▸ Material

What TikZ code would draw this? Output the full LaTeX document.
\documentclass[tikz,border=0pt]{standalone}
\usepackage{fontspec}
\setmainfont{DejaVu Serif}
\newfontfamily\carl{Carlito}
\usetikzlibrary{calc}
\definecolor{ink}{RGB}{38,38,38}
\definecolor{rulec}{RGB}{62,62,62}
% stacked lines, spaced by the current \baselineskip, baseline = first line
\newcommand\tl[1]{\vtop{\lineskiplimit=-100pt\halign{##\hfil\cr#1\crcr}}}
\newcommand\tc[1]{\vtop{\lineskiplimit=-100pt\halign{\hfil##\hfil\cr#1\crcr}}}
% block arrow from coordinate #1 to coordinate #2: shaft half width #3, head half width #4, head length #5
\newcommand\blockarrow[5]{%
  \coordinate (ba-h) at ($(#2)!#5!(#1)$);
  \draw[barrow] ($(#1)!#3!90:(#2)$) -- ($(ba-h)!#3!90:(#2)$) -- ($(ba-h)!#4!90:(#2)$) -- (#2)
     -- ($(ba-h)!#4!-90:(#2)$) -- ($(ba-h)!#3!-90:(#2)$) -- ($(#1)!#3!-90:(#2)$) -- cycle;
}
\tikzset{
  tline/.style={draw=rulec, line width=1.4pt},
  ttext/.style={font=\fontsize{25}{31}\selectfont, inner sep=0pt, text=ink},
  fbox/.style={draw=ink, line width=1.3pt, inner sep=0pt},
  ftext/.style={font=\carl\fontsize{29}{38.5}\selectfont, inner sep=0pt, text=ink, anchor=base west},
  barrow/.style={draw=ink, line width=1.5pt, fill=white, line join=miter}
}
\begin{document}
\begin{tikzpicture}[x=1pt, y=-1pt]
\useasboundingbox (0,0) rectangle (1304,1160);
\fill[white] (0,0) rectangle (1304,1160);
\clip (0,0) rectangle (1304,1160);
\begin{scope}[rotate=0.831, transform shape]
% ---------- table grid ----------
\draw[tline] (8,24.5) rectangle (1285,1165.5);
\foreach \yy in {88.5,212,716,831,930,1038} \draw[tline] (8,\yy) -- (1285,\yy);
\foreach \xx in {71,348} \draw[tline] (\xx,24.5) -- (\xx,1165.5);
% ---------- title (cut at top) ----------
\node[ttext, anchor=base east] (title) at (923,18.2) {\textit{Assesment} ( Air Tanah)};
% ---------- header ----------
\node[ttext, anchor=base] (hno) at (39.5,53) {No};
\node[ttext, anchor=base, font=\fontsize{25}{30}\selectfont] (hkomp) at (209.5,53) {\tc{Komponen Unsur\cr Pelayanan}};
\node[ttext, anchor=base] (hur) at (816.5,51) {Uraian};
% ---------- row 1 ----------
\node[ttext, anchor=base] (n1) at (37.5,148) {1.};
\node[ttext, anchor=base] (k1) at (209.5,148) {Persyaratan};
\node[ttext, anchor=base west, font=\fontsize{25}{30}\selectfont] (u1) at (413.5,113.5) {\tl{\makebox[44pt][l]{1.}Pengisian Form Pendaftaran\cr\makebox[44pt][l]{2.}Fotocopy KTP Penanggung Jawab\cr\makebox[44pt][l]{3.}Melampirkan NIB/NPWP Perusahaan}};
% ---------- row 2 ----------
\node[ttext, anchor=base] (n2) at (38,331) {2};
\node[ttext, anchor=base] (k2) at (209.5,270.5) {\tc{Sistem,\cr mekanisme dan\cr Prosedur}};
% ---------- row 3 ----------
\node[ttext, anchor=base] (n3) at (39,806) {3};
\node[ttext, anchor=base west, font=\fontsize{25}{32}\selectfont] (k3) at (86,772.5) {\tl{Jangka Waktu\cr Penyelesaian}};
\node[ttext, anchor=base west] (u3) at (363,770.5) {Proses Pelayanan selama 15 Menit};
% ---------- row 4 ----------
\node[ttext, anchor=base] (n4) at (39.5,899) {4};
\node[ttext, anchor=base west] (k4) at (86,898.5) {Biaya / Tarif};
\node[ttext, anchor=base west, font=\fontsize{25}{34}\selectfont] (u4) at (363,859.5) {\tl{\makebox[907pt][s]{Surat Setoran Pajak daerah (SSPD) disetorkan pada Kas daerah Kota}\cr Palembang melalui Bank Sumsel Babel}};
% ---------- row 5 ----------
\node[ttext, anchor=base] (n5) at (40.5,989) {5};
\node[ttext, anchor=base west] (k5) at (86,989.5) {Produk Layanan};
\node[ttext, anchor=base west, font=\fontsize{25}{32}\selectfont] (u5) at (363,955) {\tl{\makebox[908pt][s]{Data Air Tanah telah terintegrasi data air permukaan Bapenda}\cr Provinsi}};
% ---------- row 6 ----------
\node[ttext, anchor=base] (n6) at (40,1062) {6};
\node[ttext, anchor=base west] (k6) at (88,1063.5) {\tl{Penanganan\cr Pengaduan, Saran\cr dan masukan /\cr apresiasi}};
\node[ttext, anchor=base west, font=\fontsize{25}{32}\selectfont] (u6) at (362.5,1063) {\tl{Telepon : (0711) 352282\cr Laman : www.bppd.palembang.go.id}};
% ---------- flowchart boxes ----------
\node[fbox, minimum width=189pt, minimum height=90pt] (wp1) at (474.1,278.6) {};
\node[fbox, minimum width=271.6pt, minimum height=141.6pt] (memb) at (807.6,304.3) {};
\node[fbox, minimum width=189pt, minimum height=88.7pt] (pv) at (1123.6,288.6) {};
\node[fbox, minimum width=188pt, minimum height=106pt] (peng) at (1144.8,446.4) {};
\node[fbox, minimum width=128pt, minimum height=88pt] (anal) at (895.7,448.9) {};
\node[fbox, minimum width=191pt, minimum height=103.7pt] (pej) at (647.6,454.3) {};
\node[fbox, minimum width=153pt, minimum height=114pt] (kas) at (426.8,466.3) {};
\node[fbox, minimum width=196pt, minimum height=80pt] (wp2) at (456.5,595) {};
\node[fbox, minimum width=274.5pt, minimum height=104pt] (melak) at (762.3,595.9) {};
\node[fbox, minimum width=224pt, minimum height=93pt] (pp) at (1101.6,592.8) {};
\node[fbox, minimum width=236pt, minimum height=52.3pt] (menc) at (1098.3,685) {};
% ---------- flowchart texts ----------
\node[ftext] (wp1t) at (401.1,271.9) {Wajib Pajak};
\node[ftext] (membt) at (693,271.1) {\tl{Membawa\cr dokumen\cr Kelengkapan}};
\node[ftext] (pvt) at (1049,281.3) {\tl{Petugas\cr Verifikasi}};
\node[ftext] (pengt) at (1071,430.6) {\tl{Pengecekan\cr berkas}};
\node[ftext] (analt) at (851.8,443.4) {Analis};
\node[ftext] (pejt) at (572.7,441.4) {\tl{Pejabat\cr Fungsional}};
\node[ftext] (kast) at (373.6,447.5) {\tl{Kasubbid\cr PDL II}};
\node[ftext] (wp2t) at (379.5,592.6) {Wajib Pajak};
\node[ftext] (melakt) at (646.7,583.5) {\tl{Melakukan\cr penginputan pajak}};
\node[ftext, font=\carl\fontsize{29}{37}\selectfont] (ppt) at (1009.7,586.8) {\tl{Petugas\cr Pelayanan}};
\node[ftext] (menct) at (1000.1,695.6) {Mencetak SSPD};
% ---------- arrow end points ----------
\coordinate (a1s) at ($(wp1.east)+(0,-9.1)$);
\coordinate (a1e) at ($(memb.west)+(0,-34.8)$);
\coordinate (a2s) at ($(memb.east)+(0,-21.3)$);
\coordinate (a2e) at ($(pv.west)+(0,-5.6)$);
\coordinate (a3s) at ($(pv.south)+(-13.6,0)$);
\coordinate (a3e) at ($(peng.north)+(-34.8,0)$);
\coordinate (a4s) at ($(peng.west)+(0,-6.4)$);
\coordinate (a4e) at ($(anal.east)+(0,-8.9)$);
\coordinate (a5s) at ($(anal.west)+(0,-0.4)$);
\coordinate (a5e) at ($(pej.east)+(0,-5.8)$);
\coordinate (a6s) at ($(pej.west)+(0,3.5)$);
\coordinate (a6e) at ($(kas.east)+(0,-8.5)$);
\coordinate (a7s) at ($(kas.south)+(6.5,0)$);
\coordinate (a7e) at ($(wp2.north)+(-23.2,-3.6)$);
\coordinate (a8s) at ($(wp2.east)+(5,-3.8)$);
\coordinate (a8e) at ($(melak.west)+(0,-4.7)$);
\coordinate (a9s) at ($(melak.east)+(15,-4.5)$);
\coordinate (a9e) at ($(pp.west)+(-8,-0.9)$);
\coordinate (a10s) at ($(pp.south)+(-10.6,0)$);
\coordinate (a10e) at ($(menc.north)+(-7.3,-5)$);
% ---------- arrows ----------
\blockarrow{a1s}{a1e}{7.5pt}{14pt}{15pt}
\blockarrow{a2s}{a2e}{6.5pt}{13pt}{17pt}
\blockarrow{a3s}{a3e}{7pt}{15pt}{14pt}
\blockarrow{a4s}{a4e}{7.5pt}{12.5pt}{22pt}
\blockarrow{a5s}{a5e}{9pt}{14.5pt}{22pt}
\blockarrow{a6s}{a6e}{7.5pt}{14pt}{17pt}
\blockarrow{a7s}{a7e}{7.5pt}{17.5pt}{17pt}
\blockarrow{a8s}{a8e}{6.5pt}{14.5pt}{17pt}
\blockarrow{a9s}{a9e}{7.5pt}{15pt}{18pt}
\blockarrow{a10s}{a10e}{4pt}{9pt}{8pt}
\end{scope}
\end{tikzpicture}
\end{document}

▸ Task statement
Copy out each line of the data where the string "draw" appears.

▸ Answer to this problem
What TikZ code would draw this? Output the full LaTeX document.
  \draw[barrow] ($(#1)!#3!90:(#2)$) -- ($(ba-h)!#3!90:(#2)$) -- ($(ba-h)!#4!90:(#2)$) -- (#2)
  tline/.style={draw=rulec, line width=1.4pt},
  fbox/.style={draw=ink, line width=1.3pt, inner sep=0pt},
  barrow/.style={draw=ink, line width=1.5pt, fill=white, line join=miter}
\draw[tline] (8,24.5) rectangle (1285,1165.5);
\foreach \yy in {88.5,212,716,831,930,1038} \draw[tline] (8,\yy) -- (1285,\yy);
\foreach \xx in {71,348} \draw[tline] (\xx,24.5) -- (\xx,1165.5);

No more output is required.